• [WRITTEN REQUEST]: Tally the lines in these records that hold the string "image", and reply with the number alone.

Records with drawing code:
■ ■ ■ ■ ■ ■ ■
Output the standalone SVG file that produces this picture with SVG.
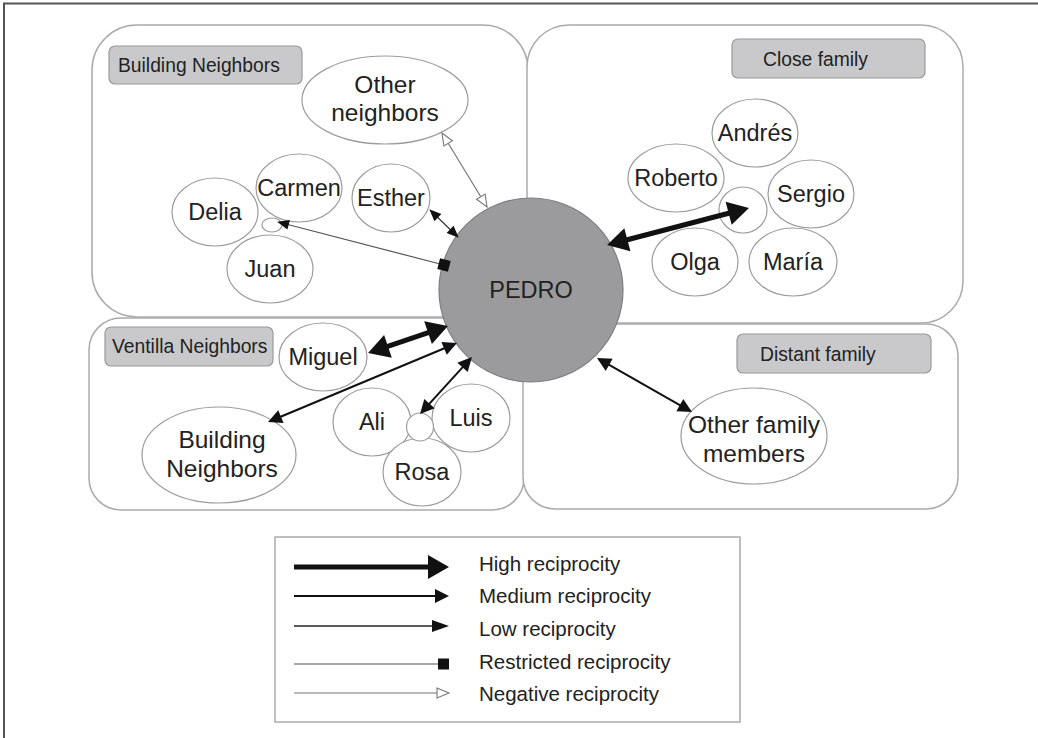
<svg xmlns="http://www.w3.org/2000/svg" width="1038" height="738" viewBox="0 0 1038 738">
<style>
.region{fill:#fff;stroke:#aaaaaa;stroke-width:1.5}
.tag{fill:#c9c9cb;stroke:#9a9a9a;stroke-width:1.2}
.tagt{font-family:"Liberation Sans",Arial,sans-serif;font-size:19.3px;fill:#222}
.node{fill:#fff;stroke:#9c9c9c;stroke-width:1.2}
.nt{font-family:"Liberation Sans",Arial,sans-serif;font-size:23.5px;fill:#222;text-anchor:middle}
.nt2{font-family:"Liberation Sans",Arial,sans-serif;font-size:24.5px;fill:#222;text-anchor:middle}
.hi{stroke:#111;stroke-width:5;fill:none}
.med{stroke:#111;stroke-width:2;fill:none}
.low{stroke:#222;stroke-width:1.3;fill:none}
.res{stroke:#555;stroke-width:1.2;fill:none}
.neg{stroke:#777;stroke-width:1.2;fill:none}
.lt{font-family:"Liberation Sans",Arial,sans-serif;font-size:20.5px;fill:#222}
</style>
<defs>
<marker id="mHi" markerUnits="userSpaceOnUse" markerWidth="22" markerHeight="26" refX="1" refY="12" orient="auto-start-reverse" overflow="visible"><path d="M0,0 L21,12 L0,24 z" fill="#111"/></marker>
<marker id="mMed" markerUnits="userSpaceOnUse" markerWidth="16" markerHeight="16" refX="1" refY="7" orient="auto-start-reverse" overflow="visible"><path d="M0,0 L14,7 L0,14 z" fill="#111"/></marker>
<marker id="mLow" markerUnits="userSpaceOnUse" markerWidth="16" markerHeight="12" refX="1" refY="5" orient="auto-start-reverse" overflow="visible"><path d="M0,0 L12,5 L0,10 z" fill="#111"/></marker>
<marker id="mLowL" markerUnits="userSpaceOnUse" markerWidth="18" markerHeight="14" refX="1" refY="6" orient="auto-start-reverse" overflow="visible"><path d="M0,0 L17,6 L0,12 z" fill="#111"/></marker>
<marker id="mSq" markerUnits="userSpaceOnUse" markerWidth="12" markerHeight="12" refX="5.5" refY="5.5" orient="auto" overflow="visible"><rect x="0" y="0" width="11" height="11" fill="#111"/></marker>
<marker id="mSqL" markerUnits="userSpaceOnUse" markerWidth="12" markerHeight="12" refX="0" refY="5.5" orient="auto" overflow="visible"><rect x="0" y="0" width="11" height="11" fill="#111"/></marker>
<marker id="mNeg" markerUnits="userSpaceOnUse" markerWidth="14" markerHeight="12" refX="0" refY="5" orient="auto-start-reverse" overflow="visible"><path d="M0,0 L12,5 L0,10 z" fill="#fff" stroke="#777" stroke-width="1.1"/></marker>
</defs>
<rect width="1038" height="738" fill="#fff"/>
<path d="M4,738 V3.5 H1038" fill="none" stroke="#555" stroke-width="2"/>

<g id="regions">
<rect id="region-building" class="region" x="92" y="25" width="436" height="292" rx="45"/>
<rect id="region-close" class="region" x="527" y="25" width="436" height="298" rx="42"/>
<rect id="region-ventilla" class="region" x="89" y="318" width="435" height="192" rx="32"/>
<rect id="region-distant" class="region" x="523" y="324" width="435" height="185" rx="32"/>
</g>

<g id="labels">
<g id="label-building"><rect class="tag" x="109" y="46" width="193" height="38" rx="6"/><text class="tagt" x="118" y="72">Building Neighbors</text></g>
<g id="label-close"><rect class="tag" x="732" y="39" width="193" height="39" rx="6"/><text class="tagt" x="763" y="66">Close family</text></g>
<g id="label-ventilla"><rect class="tag" x="105" y="327" width="168" height="39" rx="6"/><text class="tagt" x="112" y="353">Ventilla Neighbors</text></g>
<g id="label-distant"><rect class="tag" x="737" y="334" width="194" height="39" rx="6"/><text class="tagt" x="760" y="361">Distant family</text></g>
</g>

<g id="nodes">
<g id="pedro"><circle cx="531" cy="290" r="92" fill="#9b9b9d" stroke="#7d7d7f" stroke-width="1.2"/><text class="nt" x="531" y="298" fill="#2a2a2a">PEDRO</text></g>
<g id="other-neighbors"><ellipse class="node" cx="385" cy="100" rx="83" ry="44"/><text class="nt2" x="385" y="93">Other</text><text class="nt2" x="385" y="121">neighbors</text></g>
<g id="carmen"><ellipse class="node" cx="299" cy="188" rx="43" ry="34"/><text class="nt" x="299" y="196">Carmen</text></g>
<g id="esther"><ellipse class="node" cx="391" cy="198" rx="39" ry="34"/><text class="nt" x="391" y="206">Esther</text></g>
<g id="delia"><ellipse class="node" cx="215" cy="212" rx="43" ry="34"/><text class="nt" x="215" y="220">Delia</text></g>
<g id="juan"><ellipse class="node" cx="270" cy="269" rx="43" ry="34"/><text class="nt" x="270" y="277">Juan</text></g>
<g id="building-group"><ellipse class="node" cx="272" cy="225" rx="10" ry="7"/></g>
<g id="andres"><ellipse class="node" cx="755" cy="133" rx="43" ry="34"/><text class="nt" x="755" y="141">Andrés</text></g>
<g id="roberto"><ellipse class="node" cx="676" cy="178" rx="48" ry="34"/><text class="nt" x="676" y="186">Roberto</text></g>
<g id="sergio"><ellipse class="node" cx="811" cy="194" rx="43" ry="34"/><text class="nt" x="811" y="202">Sergio</text></g>
<g id="family-group"><ellipse class="node" cx="743" cy="210" rx="24" ry="23"/></g>
<g id="olga"><ellipse class="node" cx="695" cy="262" rx="43" ry="34"/><text class="nt" x="695" y="270">Olga</text></g>
<g id="maria"><ellipse class="node" cx="793" cy="262" rx="44" ry="34"/><text class="nt" x="793" y="270">María</text></g>
<g id="miguel"><ellipse class="node" cx="323" cy="357" rx="44" ry="34"/><text class="nt" x="323" y="365">Miguel</text></g>
<g id="building-neighbors"><ellipse class="node" cx="219" cy="455" rx="77" ry="48"/><text class="nt2" x="222" y="448">Building</text><text class="nt2" x="222" y="477">Neighbors</text></g>
<g id="ali"><ellipse class="node" cx="372" cy="422" rx="39" ry="34"/><text class="nt" x="372" y="430">Ali</text></g>
<g id="luis"><ellipse class="node" cx="471" cy="418" rx="39" ry="34"/><text class="nt" x="471" y="426">Luis</text></g>
<g id="rosa"><ellipse class="node" cx="422" cy="472" rx="39" ry="34"/><text class="nt" x="422" y="480">Rosa</text></g>
<g id="ventilla-group"><ellipse class="node" cx="420" cy="427" rx="13.5" ry="14"/></g>
<g id="other-family"><ellipse class="node" cx="754" cy="436" rx="73" ry="48"/><text class="nt2" x="754" y="433">Other family</text><text class="nt2" x="754" y="462">members</text></g>
</g>

<g id="connectors">
<line class="neg" x1="448.2" y1="143.3" x2="480.8" y2="196.7" marker-start="url(#mNeg)" marker-end="url(#mNeg)"/>
<line class="low" x1="437.2" y1="216.9" x2="450.8" y2="230.1" marker-start="url(#mLow)" marker-end="url(#mLow)"/>
<line class="res" x1="287.7" y1="224.5" x2="444" y2="265" marker-start="url(#mLow)" marker-end="url(#mSq)"/>
<line class="hi" x1="626.4" y1="240" x2="729.6" y2="213" marker-start="url(#mHi)" marker-end="url(#mHi)"/>
<line class="hi" x1="387" y1="346.6" x2="429" y2="332.4" marker-start="url(#mHi)" marker-end="url(#mHi)"/>
<line class="med" x1="280" y1="417" x2="445" y2="348" marker-start="url(#mMed)" marker-end="url(#mMed)"/>
<line class="med" x1="428.8" y1="404.4" x2="463.2" y2="366.6" marker-start="url(#mMed)" marker-end="url(#mMed)"/>
<line class="med" x1="608.3" y1="364.4" x2="680.7" y2="405.6" marker-start="url(#mMed)" marker-end="url(#mMed)"/>
</g>

<g id="legend">
<rect x="275" y="537" width="465" height="185" fill="#fff" stroke="#aaaaaa" stroke-width="1.5"/>
<line class="hi" x1="294" y1="567" x2="429" y2="567" marker-end="url(#mHi)"/>
<line class="med" x1="294" y1="596" x2="436" y2="596" marker-end="url(#mMed)"/>
<line class="low" x1="294" y1="626" x2="433" y2="626" marker-end="url(#mLowL)"/>
<line class="res" x1="294" y1="664" x2="438" y2="664" marker-end="url(#mSqL)"/>
<line class="neg" x1="294" y1="693" x2="437" y2="693" marker-end="url(#mNeg)"/>
<text class="lt" x="479" y="571">High reciprocity</text>
<text class="lt" x="479" y="603">Medium reciprocity</text>
<text class="lt" x="479" y="636">Low reciprocity</text>
<text class="lt" x="479" y="669">Restricted reciprocity</text>
<text class="lt" x="479" y="701">Negative reciprocity</text>
</g>
</svg>
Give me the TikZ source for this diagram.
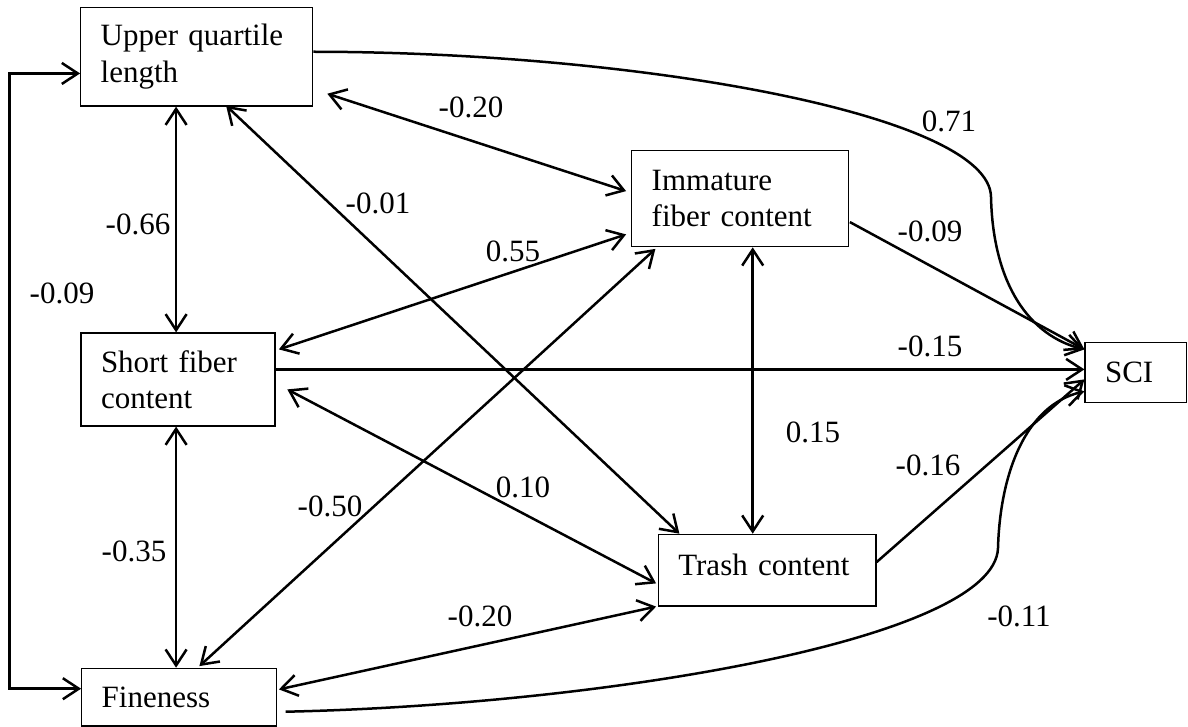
\documentclass[tikz,border=0pt]{standalone}
\usepackage{fontspec}
\setmainfont{Liberation Serif}
\usetikzlibrary{arrows.meta}
\newcommand\dgboxfont{\fontsize{31}{36.5}\selectfont}
\newcommand\dglabfont{\fontsize{31}{36}\selectfont}
\begin{document}
\begin{tikzpicture}[x=1pt,y=-1pt,
  box/.style={draw, line width=1.2pt, align=left, inner xsep=20pt, inner ysep=0pt, font=\dgboxfont},
  lab/.style={inner sep=0pt, font=\dglabfont},
  conn/.style={line width=2.5pt},
  >={Straight Barb[length=16pt,width=21pt]}]
\useasboundingbox (0,0) rectangle (1188,727);

% boxes
\node[box, text width=192pt, minimum height=98.7pt] (uql) at (196.7,56.7) {Upper quartile\\length};
\node[box, text width=177pt, minimum height=96pt] (imm) at (740.2,198.7) {Immature\\fiber content};
\node[box, text width=154pt, minimum height=93pt] (sfc) at (178,379.5) {Short fiber\\content};
\node[box, text width=61.5pt, minimum height=59.6pt] (sci) at (1135.75,372.5) {SCI};
\node[box, text width=177.7pt, minimum height=71.7pt, text depth=11.6pt] (trash) at (767.15,570.15) {Trash content};
\node[box, text width=155pt, minimum height=57.7pt] (fin) at (179.2,697.15) {Fineness};

% correlations
\draw[conn,<->] ([xshift=96pt]uql.south west) -- ([xshift=95.7pt]sfc.north west);
\draw[conn,<->] ([xshift=95.7pt]sfc.south west) -- ([xshift=95pt]fin.north west);
\draw[conn,<->] ([yshift=-66.7pt]uql.north west) -- ++(-70.7,0) |- ([yshift=-21pt]fin.north west);
\draw[conn,<->] ([xshift=14pt,yshift=-87pt]uql.north east) -- ([xshift=-5pt,yshift=-41pt]imm.north west);
\draw[conn,<->] ([xshift=146pt,yshift=1pt]uql.south west) -- ([xshift=21.7pt]trash.north west);
\draw[conn,<->] ([xshift=3.3pt,yshift=-17pt]sfc.north east) -- ([xshift=-5pt,yshift=-84.3pt]imm.north west);
\draw[conn,<->] ([xshift=118.3pt,yshift=1.6pt]fin.north west) -- ([xshift=24.3pt,yshift=-1.6pt]imm.south west);
\draw[conn,<->] ([xshift=11.7pt,yshift=-57pt]sfc.north east) -- ([xshift=-1.6pt,yshift=-49.7pt]trash.north west);
\draw[conn,<->] ([xshift=1.6pt,yshift=-21.7pt]fin.north east) -- ([xshift=-1.6pt]trash.south west);
\draw[conn,<->] ([xshift=121.6pt]imm.south west) -- ([xshift=95pt]trash.north west);

% paths to SCI
\draw[conn,->] ([yshift=-37pt]sfc.north east) -- ([yshift=-27.3pt]sci.north west);
\draw[conn,->] ([xshift=0.6pt,yshift=-72pt]imm.north east) -- ([yshift=-7.3pt]sci.north west);
\draw[conn,->] ([yshift=-45pt]uql.north east) .. controls (640,52) and (990,115) .. (991,197)
   .. controls (993,285) and (1030,336) .. ([yshift=-7.3pt]sci.north west);
\draw[conn,->] ([yshift=-28.4pt]trash.north east) -- ([yshift=-37.3pt]sci.north west);
\draw[conn,->] ([xshift=8.3pt,yshift=-44pt]fin.north east) .. controls (600,705) and (995,640) .. (998,548)
   .. controls (1000,475) and (1025,405) .. ([yshift=-49.3pt]sci.north west);

% labels
\node[lab] (l1) at (138,224.5) {-0.66};
\node[lab] (l2) at (62,293.5) {-0.09};
\node[lab] (l3) at (134,551) {-0.35};
\node[lab] (l4) at (471,107) {-0.20};
\node[lab] (l5) at (378,203) {-0.01};
\node[lab] (l6) at (513,251) {0.55};
\node[lab] (l7) at (949,121) {0.71};
\node[lab] (l8) at (930,231) {-0.09};
\node[lab] (l9) at (930,346) {-0.15};
\node[lab] (l10) at (813,432) {0.15};
\node[lab] (l11) at (330,506) {-0.50};
\node[lab] (l12) at (523,487) {0.10};
\node[lab] (l13) at (928,465) {-0.16};
\node[lab] (l14) at (480,616) {-0.20};
\node[lab] (l15) at (1019,616) {-0.11};
\end{tikzpicture}
\end{document}
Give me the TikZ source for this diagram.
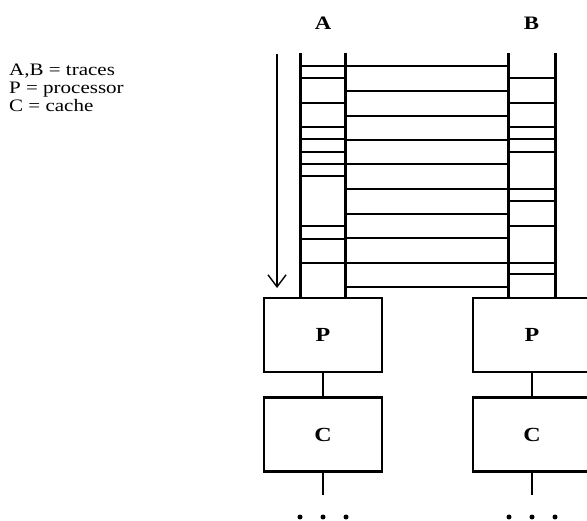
\documentclass[tikz,border=0pt]{standalone}
\usepackage{fontspec}
\setmainfont{Liberation Serif}
\newfontfamily\widefont[FakeStretch=1.2]{Liberation Serif}
\usetikzlibrary{positioning,arrows.meta}

\tikzset{
  unit/.style={draw, line width=2.3pt, minimum width=118pt, minimum height=74pt,
    inner sep=0pt, font=\widefont\fontsize{20}{24}\selectfont\bfseries},
  rail/.style={line width=3pt},
  rung/.style={line width=1.6pt},
  link/.style={line width=2.3pt},
  dot/.style={circle, fill, inner sep=0pt, minimum size=5pt},
  trace/.style={font=\widefont\fontsize{19}{24}\selectfont\bfseries},
  key/.style={anchor=base west, inner sep=0pt, font=\widefont\fontsize{17.5}{20}\selectfont}
}

\begin{document}
\begin{tikzpicture}[x=1pt,y=-1pt]
    \useasboundingbox (0,0) rectangle (587,521);

    % legend
    \node[key] (keyAB) at (9,76) {A,B = traces};
    \node[key] (keyP) at (9,94) {P = processor};
    \node[key] (keyC) at (9,112) {C = cache};

    % trace names
    \node[trace] (nameA) at (323,23) {A};
    \node[trace] (nameB) at (531.5,23) {B};

    % processors and caches
    \node[unit] (pA) at (323,335) {P};
    \node[unit] (cA) at (323,434.5) {C};
    \node[unit] (pB) at (532,335) {P};
    \node[unit] (cB) at (532,434.5) {C};
    \draw[link] (pA) -- (cA);
    \draw[link] (pB) -- (cB);
    \coordinate (endA) at (323,495);
    \coordinate (endB) at (532,495);
    \draw[link] (cA.south) -- (endA);
    \draw[link] (cB.south) -- (endB);
    \foreach \x in {-23,0,23} {
        \node[dot] at ([xshift=\x pt, yshift=-22pt]endA) {};
        \node[dot] at ([xshift=\x pt, yshift=-22pt]endB) {};
    }

    % rails of the two traces
    \coordinate (aL) at (300,53);
    \coordinate (aR) at (345,53);
    \coordinate (bL) at (508,53);
    \coordinate (bR) at (555,53);
    \foreach \r in {aL,aR,bL,bR}
        \draw[rail] (\r) -- (\r |- pA.north);

    % rungs
    \foreach \y in {66,78,103,127,139,152,164,176,226,239,263}
        \draw[rung] (aL |- 0,\y) -- (aR |- 0,\y);
    \foreach \y in {66,91,116,140,164,189,214,238,263,287}
        \draw[rung] (aR |- 0,\y) -- (bL |- 0,\y);
    \foreach \y in {78,103,127,139,152,189,201,226,263,274}
        \draw[rung] (bL |- 0,\y) -- (bR |- 0,\y);

    % time runs downwards
    \coordinate (tTop) at (277,54);
    \coordinate (tEnd) at (277,288);
    \draw[line width=1.4pt, -{Straight Barb[length=12pt,width=18pt,line width=1.4pt]}]
        (tTop) -- (tEnd);
\end{tikzpicture}
\end{document}
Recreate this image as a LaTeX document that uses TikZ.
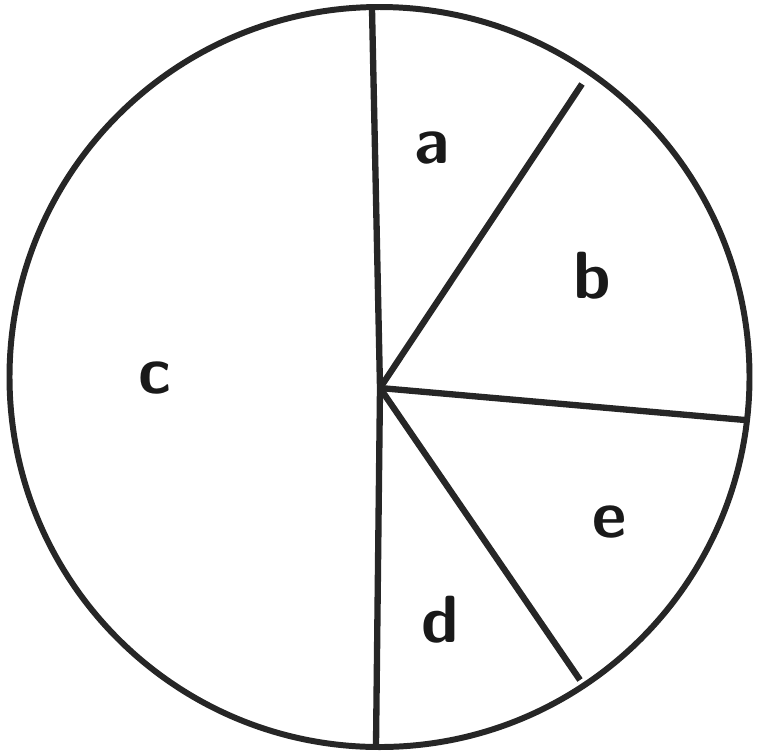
\documentclass[tikz,border=0pt]{standalone}
\begin{document}
\begin{tikzpicture}[
  rim/.style={line width=1.7pt, draw=black!85},
  spoke/.style={line width=1.8pt, draw=black!85},
  lbl/.style={font=\fontsize{19}{23}\selectfont\sffamily\bfseries, text=black!90, inner sep=0pt}
]
\useasboundingbox (0,0) rectangle (7.68,-7.50);
\coordinate (C) at (3.795,-3.77);
\coordinate (hub) at (3.80,-3.88);
\coordinate (top) at (3.72,-0.09);
\coordinate (bot) at (3.76,-7.45);
\draw[rim] (C) circle (3.70);
\coordinate (p1) at (5.82,-0.84);
\coordinate (p2) at (7.45,-4.20);
\coordinate (p3) at (5.80,-6.80);
\draw[spoke] (top) -- (hub) -- (bot);
\draw[spoke] (hub) -- (p1);
\draw[spoke] (hub) -- (p2);
\draw[spoke] (hub) -- (p3);
\node[lbl] (la) at (4.32,-1.48) {a};
\node[lbl] (lb) at (5.92,-2.76) {b};
\node[lbl] (lc) at (1.55,-3.78) {c};
\node[lbl] (le) at (6.10,-5.22) {e};
\node[lbl] (ld) at (4.40,-6.20) {d};
\end{tikzpicture}
\end{document}
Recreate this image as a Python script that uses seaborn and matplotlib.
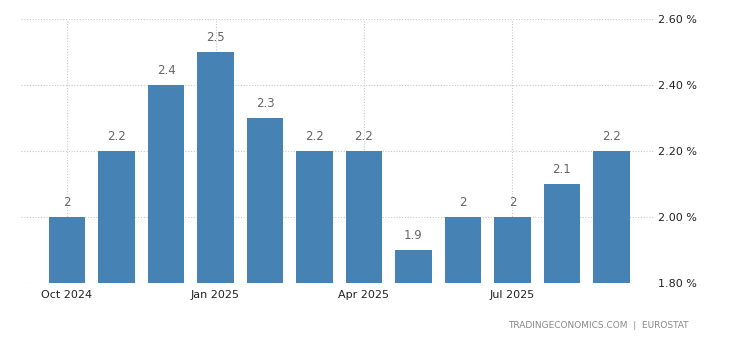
import matplotlib
matplotlib.use("Agg")
import matplotlib.pyplot as plt
import seaborn as sns
import pandas as pd

months = ["Oct 2024", "Nov 2024", "Dec 2024", "Jan 2025", "Feb 2025", "Mar 2025",
          "Apr 2025", "May 2025", "Jun 2025", "Jul 2025", "Aug 2025", "Sep 2025"]
values = [2.0, 2.2, 2.4, 2.5, 2.3, 2.2, 2.2, 1.9, 2.0, 2.0, 2.1, 2.2]
tick_labels = ["Oct 2024", "Jan 2025", "Apr 2025", "Jul 2025"]
y_ticks = [1.8, 2.0, 2.2, 2.4, 2.6]

sns.set_theme(style="white")
plt.rcParams["font.family"] = ["DejaVu Sans"]

df = pd.DataFrame({"month": months, "value": values})

fig = plt.figure(figsize=(7.3, 3.4), dpi=100)
ax = fig.add_axes([21/730, 1-283/340, (655-21)/730, (283-19)/340])

sns.barplot(data=df, x="month", y="value", order=months, color="#4682B4",
            saturation=1, width=0.73, linewidth=0, edgecolor="none", ax=ax, zorder=2)

for i, v in enumerate(values):
    ax.annotate(f"{v:g}", (i, v), xytext=(0, 5.5), textcoords="offset points",
                ha="center", va="bottom", fontsize=8.5, color="#666666")

ax.set_xlim(-0.93, 11.88)
ax.set_ylim(1.8, 2.6)
ax.set_yticks(y_ticks)
ax.set_yticklabels([f"{t:.2f} %" for t in y_ticks])
ax.yaxis.tick_right()
tick_pos = [months.index(t) for t in tick_labels]
ax.set_xticks(tick_pos)
ax.set_xticklabels(tick_labels)
ax.tick_params(axis="y", length=0, pad=2, labelsize=8, labelcolor="#222222")
ax.tick_params(axis="x", length=0, pad=5, labelsize=8, labelcolor="#222222")
ax.set_xlabel("")
ax.set_ylabel("")
for s in ax.spines.values():
    s.set_visible(False)
ax.grid(True, axis="both", linestyle=(0, (1, 1.5)), color="#c8c8c8", linewidth=0.8, zorder=0)
ax.set_axisbelow(True)

fig.text(689/730, 1-325/340, "TRADINGECONOMICS.COM  |  EUROSTAT", ha="right", va="center",
         fontsize=6.5, color="#888888")

fig.savefig("out.png", dpi=100)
■ ■ ■ ■ ■ ■ ■
• [THE COMPLETED TASK]: 2